== DIRECTIONS FOR THIS TASK ==
Below is a listing to write out in full, exactly as given, without its pictures.

_ _ _ _

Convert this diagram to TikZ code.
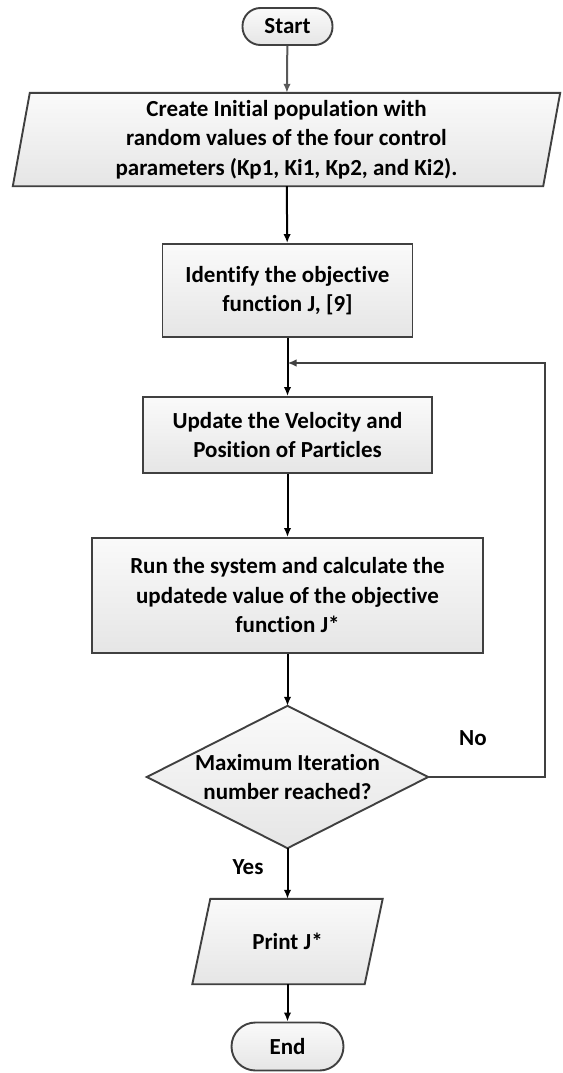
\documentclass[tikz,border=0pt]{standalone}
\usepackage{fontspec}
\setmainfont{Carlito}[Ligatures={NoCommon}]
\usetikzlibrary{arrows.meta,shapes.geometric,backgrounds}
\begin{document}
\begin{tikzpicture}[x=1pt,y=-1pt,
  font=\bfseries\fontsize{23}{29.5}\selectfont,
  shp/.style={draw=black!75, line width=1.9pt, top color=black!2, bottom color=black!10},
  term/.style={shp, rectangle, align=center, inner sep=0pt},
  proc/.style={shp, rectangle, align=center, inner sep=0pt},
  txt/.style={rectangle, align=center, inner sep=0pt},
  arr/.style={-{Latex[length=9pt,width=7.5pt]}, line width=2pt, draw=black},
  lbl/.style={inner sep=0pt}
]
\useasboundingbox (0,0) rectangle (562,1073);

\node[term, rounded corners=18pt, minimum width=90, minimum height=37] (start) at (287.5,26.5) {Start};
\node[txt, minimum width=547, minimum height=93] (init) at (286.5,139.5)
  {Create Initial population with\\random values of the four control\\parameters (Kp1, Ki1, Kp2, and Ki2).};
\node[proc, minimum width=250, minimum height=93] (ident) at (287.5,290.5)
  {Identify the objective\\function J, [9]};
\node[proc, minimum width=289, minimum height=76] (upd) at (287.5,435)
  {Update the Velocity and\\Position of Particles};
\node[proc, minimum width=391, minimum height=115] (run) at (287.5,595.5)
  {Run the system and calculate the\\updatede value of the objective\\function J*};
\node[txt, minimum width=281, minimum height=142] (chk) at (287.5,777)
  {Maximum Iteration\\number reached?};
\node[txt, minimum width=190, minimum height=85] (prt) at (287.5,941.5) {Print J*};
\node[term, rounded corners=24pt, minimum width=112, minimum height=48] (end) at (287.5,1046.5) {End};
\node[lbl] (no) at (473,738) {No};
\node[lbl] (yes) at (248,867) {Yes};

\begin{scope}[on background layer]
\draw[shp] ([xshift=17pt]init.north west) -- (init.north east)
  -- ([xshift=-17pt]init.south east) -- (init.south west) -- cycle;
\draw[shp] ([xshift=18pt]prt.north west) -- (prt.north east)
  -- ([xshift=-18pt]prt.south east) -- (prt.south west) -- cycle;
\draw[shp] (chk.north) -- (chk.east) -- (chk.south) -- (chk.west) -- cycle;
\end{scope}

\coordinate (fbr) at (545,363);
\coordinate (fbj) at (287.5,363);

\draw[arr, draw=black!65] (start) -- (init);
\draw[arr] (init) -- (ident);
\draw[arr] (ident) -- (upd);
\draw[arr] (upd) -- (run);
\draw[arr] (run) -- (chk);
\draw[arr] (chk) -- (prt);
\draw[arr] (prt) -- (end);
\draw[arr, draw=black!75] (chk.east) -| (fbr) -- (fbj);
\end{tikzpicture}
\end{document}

_ _ _ _

== SOLUTION TO THIS PROBLEM ==
Convert this diagram to TikZ code.
\documentclass[tikz,border=0pt]{standalone}
\usepackage{fontspec}
\setmainfont{Carlito}[Ligatures={NoCommon}]
\usetikzlibrary{arrows.meta,shapes.geometric,backgrounds}
\begin{document}
\begin{tikzpicture}[x=1pt,y=-1pt,
  font=\bfseries\fontsize{23}{29.5}\selectfont,
  shp/.style={draw=black!75, line width=1.9pt, top color=black!2, bottom color=black!10},
  term/.style={shp, rectangle, align=center, inner sep=0pt},
  proc/.style={shp, rectangle, align=center, inner sep=0pt},
  txt/.style={rectangle, align=center, inner sep=0pt},
  arr/.style={-{Latex[length=9pt,width=7.5pt]}, line width=2pt, draw=black},
  lbl/.style={inner sep=0pt}
]
\useasboundingbox (0,0) rectangle (562,1073);

\node[term, rounded corners=18pt, minimum width=90, minimum height=37] (start) at (287.5,26.5) {Start};
\node[txt, minimum width=547, minimum height=93] (init) at (286.5,139.5)
  {Create Initial population with\\random values of the four control\\parameters (Kp1, Ki1, Kp2, and Ki2).};
\node[proc, minimum width=250, minimum height=93] (ident) at (287.5,290.5)
  {Identify the objective\\function J, [9]};
\node[proc, minimum width=289, minimum height=76] (upd) at (287.5,435)
  {Update the Velocity and\\Position of Particles};
\node[proc, minimum width=391, minimum height=115] (run) at (287.5,595.5)
  {Run the system and calculate the\\updatede value of the objective\\function J*};
\node[txt, minimum width=281, minimum height=142] (chk) at (287.5,777)
  {Maximum Iteration\\number reached?};
\node[txt, minimum width=190, minimum height=85] (prt) at (287.5,941.5) {Print J*};
\node[term, rounded corners=24pt, minimum width=112, minimum height=48] (end) at (287.5,1046.5) {End};
\node[lbl] (no) at (473,738) {No};
\node[lbl] (yes) at (248,867) {Yes};

\begin{scope}[on background layer]
\draw[shp] ([xshift=17pt]init.north west) -- (init.north east)
  -- ([xshift=-17pt]init.south east) -- (init.south west) -- cycle;
\draw[shp] ([xshift=18pt]prt.north west) -- (prt.north east)
  -- ([xshift=-18pt]prt.south east) -- (prt.south west) -- cycle;
\draw[shp] (chk.north) -- (chk.east) -- (chk.south) -- (chk.west) -- cycle;
\end{scope}

\coordinate (fbr) at (545,363);
\coordinate (fbj) at (287.5,363);

\draw[arr, draw=black!65] (start) -- (init);
\draw[arr] (init) -- (ident);
\draw[arr] (ident) -- (upd);
\draw[arr] (upd) -- (run);
\draw[arr] (run) -- (chk);
\draw[arr] (chk) -- (prt);
\draw[arr] (prt) -- (end);
\draw[arr, draw=black!75] (chk.east) -| (fbr) -- (fbj);
\end{tikzpicture}
\end{document}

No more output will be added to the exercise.